▽
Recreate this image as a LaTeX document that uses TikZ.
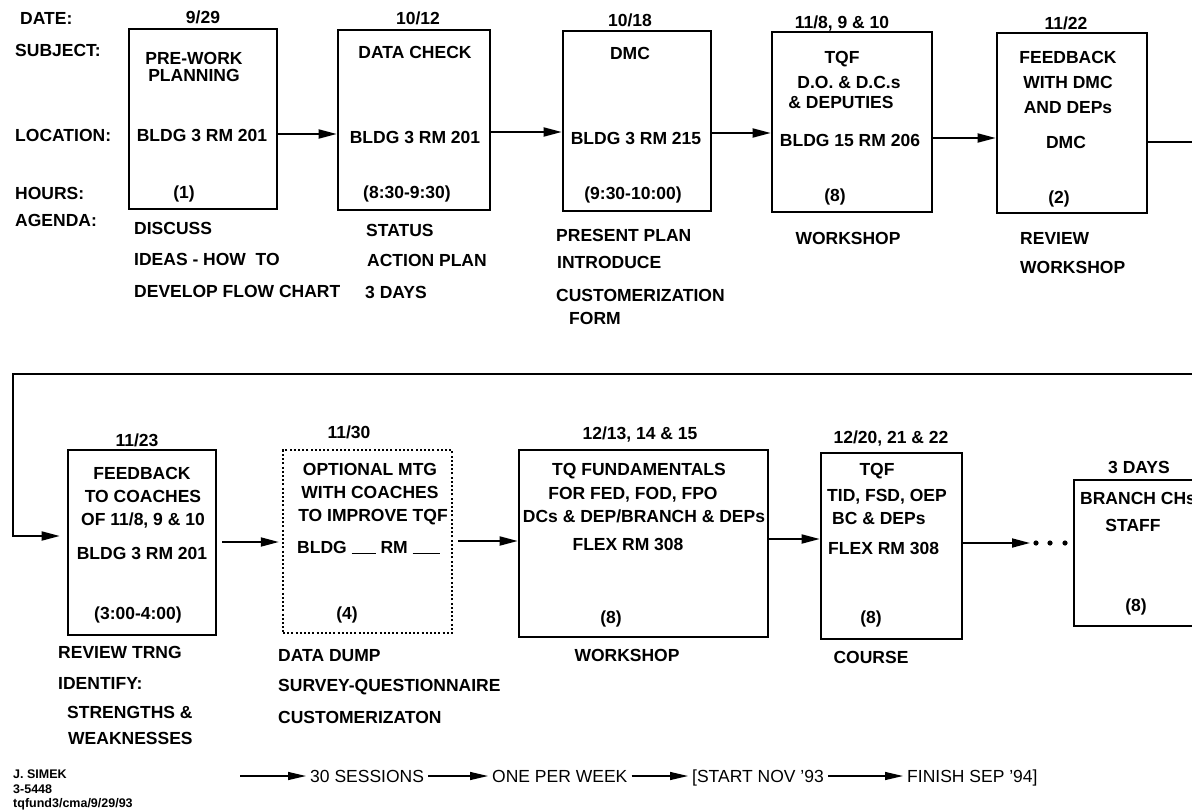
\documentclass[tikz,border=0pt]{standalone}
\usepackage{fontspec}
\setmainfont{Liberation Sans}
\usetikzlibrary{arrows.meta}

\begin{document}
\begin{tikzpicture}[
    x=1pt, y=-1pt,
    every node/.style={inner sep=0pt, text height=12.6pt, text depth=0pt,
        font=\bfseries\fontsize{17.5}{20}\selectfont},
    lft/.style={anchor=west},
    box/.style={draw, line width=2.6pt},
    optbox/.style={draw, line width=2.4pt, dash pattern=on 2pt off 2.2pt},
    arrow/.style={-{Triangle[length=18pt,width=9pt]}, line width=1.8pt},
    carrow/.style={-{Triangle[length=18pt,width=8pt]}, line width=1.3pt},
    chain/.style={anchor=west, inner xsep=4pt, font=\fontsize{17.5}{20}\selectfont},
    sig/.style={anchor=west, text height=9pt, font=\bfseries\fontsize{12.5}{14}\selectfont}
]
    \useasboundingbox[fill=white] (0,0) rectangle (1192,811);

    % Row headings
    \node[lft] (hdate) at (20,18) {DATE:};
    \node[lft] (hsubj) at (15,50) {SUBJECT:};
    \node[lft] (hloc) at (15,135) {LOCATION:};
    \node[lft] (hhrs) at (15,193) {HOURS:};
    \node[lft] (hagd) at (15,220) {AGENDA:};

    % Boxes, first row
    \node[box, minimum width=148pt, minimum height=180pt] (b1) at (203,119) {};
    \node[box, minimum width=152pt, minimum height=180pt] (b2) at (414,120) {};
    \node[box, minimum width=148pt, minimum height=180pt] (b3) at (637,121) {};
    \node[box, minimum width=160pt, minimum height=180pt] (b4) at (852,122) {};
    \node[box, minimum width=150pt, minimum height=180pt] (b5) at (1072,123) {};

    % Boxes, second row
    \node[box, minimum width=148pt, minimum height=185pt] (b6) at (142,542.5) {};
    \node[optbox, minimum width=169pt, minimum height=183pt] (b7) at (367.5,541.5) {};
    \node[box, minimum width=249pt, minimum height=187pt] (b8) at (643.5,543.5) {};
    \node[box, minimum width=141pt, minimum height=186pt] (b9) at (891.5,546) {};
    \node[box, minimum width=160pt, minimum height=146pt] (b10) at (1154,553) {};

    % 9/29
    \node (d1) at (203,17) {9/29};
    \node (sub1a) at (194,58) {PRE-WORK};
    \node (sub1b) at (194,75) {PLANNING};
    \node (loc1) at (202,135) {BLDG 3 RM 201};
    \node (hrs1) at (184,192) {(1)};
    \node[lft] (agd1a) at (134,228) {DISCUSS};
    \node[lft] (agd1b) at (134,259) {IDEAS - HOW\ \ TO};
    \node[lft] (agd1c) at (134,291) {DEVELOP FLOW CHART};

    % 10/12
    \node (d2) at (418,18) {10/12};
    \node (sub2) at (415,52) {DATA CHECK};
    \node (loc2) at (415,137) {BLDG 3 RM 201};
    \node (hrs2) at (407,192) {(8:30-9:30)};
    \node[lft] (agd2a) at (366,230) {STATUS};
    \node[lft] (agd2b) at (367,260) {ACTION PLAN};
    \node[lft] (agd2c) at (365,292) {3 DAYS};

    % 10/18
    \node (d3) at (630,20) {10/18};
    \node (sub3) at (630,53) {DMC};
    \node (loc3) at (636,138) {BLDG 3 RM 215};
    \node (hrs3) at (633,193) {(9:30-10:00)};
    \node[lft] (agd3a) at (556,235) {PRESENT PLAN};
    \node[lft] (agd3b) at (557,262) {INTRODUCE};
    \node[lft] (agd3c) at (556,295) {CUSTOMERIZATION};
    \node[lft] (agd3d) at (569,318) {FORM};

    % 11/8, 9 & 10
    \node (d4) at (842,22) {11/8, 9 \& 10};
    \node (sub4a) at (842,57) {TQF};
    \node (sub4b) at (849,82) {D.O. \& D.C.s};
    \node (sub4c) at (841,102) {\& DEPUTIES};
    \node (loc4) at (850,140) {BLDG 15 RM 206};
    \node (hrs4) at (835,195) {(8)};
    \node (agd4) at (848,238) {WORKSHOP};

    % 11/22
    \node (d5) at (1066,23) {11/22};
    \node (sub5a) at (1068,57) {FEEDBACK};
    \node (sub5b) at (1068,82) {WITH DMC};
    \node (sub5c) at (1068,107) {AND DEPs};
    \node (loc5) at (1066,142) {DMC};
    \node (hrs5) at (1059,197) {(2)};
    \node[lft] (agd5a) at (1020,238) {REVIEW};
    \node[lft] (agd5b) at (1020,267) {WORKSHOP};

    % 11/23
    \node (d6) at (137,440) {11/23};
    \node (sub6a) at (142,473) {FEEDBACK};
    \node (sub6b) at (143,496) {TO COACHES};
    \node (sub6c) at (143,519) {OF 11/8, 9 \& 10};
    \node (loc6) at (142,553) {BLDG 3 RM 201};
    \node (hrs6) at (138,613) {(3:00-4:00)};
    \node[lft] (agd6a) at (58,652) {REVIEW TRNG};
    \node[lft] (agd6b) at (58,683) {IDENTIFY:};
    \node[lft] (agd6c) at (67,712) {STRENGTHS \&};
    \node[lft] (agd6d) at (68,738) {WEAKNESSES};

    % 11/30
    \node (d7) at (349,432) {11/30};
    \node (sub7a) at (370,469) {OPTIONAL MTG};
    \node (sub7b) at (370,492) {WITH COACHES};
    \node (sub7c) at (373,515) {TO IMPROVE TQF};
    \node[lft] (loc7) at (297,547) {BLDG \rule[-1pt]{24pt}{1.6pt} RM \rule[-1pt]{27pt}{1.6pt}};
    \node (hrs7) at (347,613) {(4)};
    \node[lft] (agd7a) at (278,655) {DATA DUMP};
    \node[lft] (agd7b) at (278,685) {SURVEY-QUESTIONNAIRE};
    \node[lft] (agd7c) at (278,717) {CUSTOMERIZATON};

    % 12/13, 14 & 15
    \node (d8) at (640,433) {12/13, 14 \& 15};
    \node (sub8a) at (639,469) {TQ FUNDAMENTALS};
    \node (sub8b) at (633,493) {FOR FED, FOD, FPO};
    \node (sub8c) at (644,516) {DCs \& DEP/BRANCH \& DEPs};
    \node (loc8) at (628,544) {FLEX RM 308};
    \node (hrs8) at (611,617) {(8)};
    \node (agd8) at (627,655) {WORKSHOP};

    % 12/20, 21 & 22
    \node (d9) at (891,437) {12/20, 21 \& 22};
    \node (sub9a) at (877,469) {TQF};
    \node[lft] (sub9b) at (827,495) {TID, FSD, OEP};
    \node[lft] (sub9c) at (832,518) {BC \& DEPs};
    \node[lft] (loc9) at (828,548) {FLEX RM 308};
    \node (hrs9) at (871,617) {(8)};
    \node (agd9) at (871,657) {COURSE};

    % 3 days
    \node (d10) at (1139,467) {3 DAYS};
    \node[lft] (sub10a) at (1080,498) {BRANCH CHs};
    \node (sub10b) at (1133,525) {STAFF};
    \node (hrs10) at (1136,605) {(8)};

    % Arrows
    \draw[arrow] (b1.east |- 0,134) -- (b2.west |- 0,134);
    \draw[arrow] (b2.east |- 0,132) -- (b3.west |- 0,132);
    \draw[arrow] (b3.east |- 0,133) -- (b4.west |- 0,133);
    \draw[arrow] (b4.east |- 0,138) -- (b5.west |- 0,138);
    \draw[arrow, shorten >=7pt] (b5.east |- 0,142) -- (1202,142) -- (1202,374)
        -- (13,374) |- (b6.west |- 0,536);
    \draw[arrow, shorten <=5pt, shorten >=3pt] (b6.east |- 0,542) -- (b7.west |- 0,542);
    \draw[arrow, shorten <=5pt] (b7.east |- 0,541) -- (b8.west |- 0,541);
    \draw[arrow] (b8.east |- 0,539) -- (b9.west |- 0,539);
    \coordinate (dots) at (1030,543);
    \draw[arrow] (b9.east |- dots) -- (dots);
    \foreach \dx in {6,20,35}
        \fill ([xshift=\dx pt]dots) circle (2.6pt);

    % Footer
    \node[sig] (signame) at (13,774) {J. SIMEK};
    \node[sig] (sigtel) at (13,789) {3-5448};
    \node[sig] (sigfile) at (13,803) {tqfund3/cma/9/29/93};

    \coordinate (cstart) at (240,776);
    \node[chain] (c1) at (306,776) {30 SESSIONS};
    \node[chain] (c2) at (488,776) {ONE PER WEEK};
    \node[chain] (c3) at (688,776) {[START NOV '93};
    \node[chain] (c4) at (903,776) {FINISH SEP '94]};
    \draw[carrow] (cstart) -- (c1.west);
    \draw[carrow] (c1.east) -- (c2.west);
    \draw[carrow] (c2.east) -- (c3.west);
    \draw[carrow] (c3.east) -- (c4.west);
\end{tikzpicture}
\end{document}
△
> Problem
Transcribe exactly, with no pictures, the lines running from the first line of the material through the line holding "(hagd) at (15,220)".

> Answer in full
Recreate this image as a LaTeX document that uses TikZ.
\documentclass[tikz,border=0pt]{standalone}
\usepackage{fontspec}
\setmainfont{Liberation Sans}
\usetikzlibrary{arrows.meta}

\begin{document}
\begin{tikzpicture}[
    x=1pt, y=-1pt,
    every node/.style={inner sep=0pt, text height=12.6pt, text depth=0pt,
        font=\bfseries\fontsize{17.5}{20}\selectfont},
    lft/.style={anchor=west},
    box/.style={draw, line width=2.6pt},
    optbox/.style={draw, line width=2.4pt, dash pattern=on 2pt off 2.2pt},
    arrow/.style={-{Triangle[length=18pt,width=9pt]}, line width=1.8pt},
    carrow/.style={-{Triangle[length=18pt,width=8pt]}, line width=1.3pt},
    chain/.style={anchor=west, inner xsep=4pt, font=\fontsize{17.5}{20}\selectfont},
    sig/.style={anchor=west, text height=9pt, font=\bfseries\fontsize{12.5}{14}\selectfont}
]
    \useasboundingbox[fill=white] (0,0) rectangle (1192,811);

    % Row headings
    \node[lft] (hdate) at (20,18) {DATE:};
    \node[lft] (hsubj) at (15,50) {SUBJECT:};
    \node[lft] (hloc) at (15,135) {LOCATION:};
    \node[lft] (hhrs) at (15,193) {HOURS:};
    \node[lft] (hagd) at (15,220) {AGENDA:};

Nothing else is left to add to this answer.